Tydings points to witnesses who lie and to police and prosecutors who take "constitutionally unlawful shortcuts" as reasons for wrongful convictions, but poor lawyering on behalf of death penalty defendants is the focus of his essay.
An accused innocent is most likely to be charged in a highly emotional atmosphere after a heinous crime has been committed, when there is tremendous public pressure on prosecutors and police to find and charge a defendant. The targets in many of these situations have no financial or family resources and are forced to rely on state-paid attorneys, who often are inexperienced and unprepared to defend them in this type of case. Defendants with substantial wealth seldom face a risk of execution.

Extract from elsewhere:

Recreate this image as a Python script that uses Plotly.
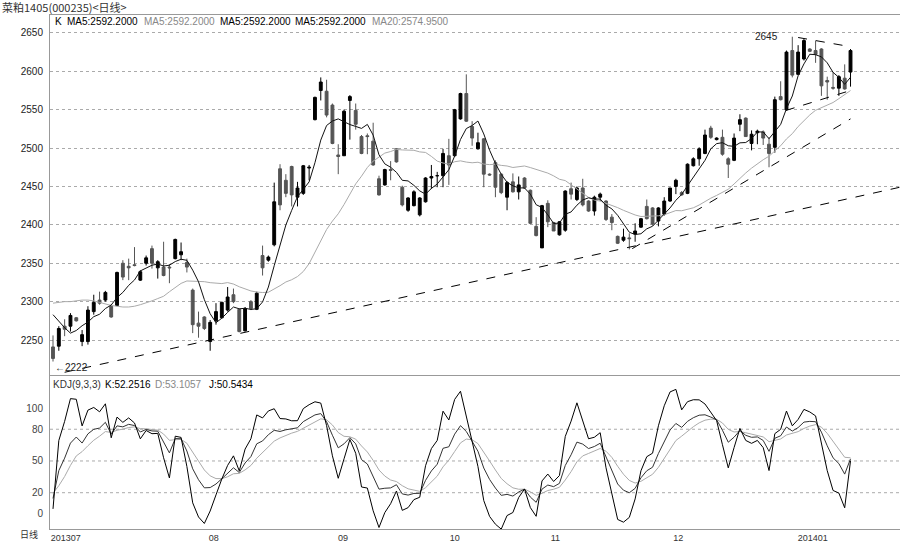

The defense of a person accused in a death penalty case is enormously time-consuming and professionally demanding for a lawyer. When a state fails to provide the funds necessary to retain a competent lawyer, our state justice system is forced to rely on the altruism of a dwindling number of pro bono attorneys willing to endure the economic sacrifice and emotionally draining task of defending a capital case. Without a competent lawyer, the likelihood of a wrongful conviction rises drastically.
Like Ms. O'Connor, I see the deep and irrefutable flaws that are built into our present system of capital punishment. These flaws hold the most risk for those at the margins of society.
Devoting greater public resources to the defense of death penalty cases would help, but Tydings doesn't see that happening. Despite the presumption of innocence, politicians have no mandate to spend taxpayer money on people who are accused of murder. And no amount of money eliminates the risk that a witness is lying or mistaken. Tydings is therefore correct: there is only one way to avoid killing innocent defendants.
We must honor America's fundamental democratic and constitutional principle that innocent people shall not be executed. The penalty for conviction in capital cases should be changed to life imprisonment without the possibility of parole until we are willing or able to provide the resources to stop these frightfully tragic miscarriages of justice.